Hey guys. I ran into to problem of my sonde from cs10 to either of my locators not connecting with one another. This is my setup in the photo. Has the happen to anyone and how you do resolve the problem.


----------



## Cuda (Mar 16, 2009)

So if you lay the camera head out on the ground in front of you and raise either locator above it 2 feet and turn on the sonde are you saying you have no signal? If that is so and since you have 2 locators usually the sonde has gone bad or it was just a glitch in the software of the cs10 that happens and usually powering off the cs10 a few times and pushing the sonde button will cure it.


----------



## MACK ATTAKK (Jan 11, 2015)

If the sonde is bad is that something that can be replaced? If the software is malfunctioning how is that fixed?


----------



## gear junkie (Jun 20, 2008)

Check the owners manual but it's completely a field disassembly component.

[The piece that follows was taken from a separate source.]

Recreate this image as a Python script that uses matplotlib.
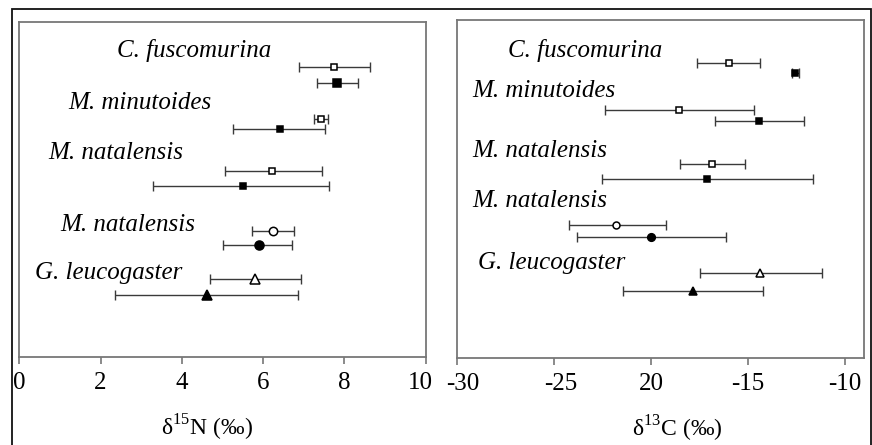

You can get a new one at AJ Coleman....ask for Kirk.


----------



## MACK ATTAKK (Jan 11, 2015)

Heading there Monday. I deal with Marvin most. Better start getting Kirk to know me more Marvin always in Florida. Lol. Do you know what a fix like this normally runs?


----------



## MACK ATTAKK (Jan 11, 2015)

gear junkie said:


> Check the owners manual but it's completely a field disassembly component. You can get a new one at AJ Coleman....ask for Kirk.


Do you think I could install it myself. If where do find information on how it's done?


----------



## MACK ATTAKK (Jan 11, 2015)

gear junkie said:


> Check the owners manual but it's completely a field disassembly component. You can get a new one at AJ Coleman....ask for Kirk.


Just re read your comment. Is it something that I can install? If so where can I find information on how to do it?


----------



## MACK ATTAKK (Jan 11, 2015)

Is this the replacement?


----------



## wharfrat (Nov 1, 2014)

What is in the jar in the locator case?


----------



## MACK ATTAKK (Jan 11, 2015)

wharfrat said:


> What is in the jar in the locator case?


Dye tablets. Like kook aid so if you need to trace what direction the sewer is running if you have multiple lines. Helps with troubleshooting.


----------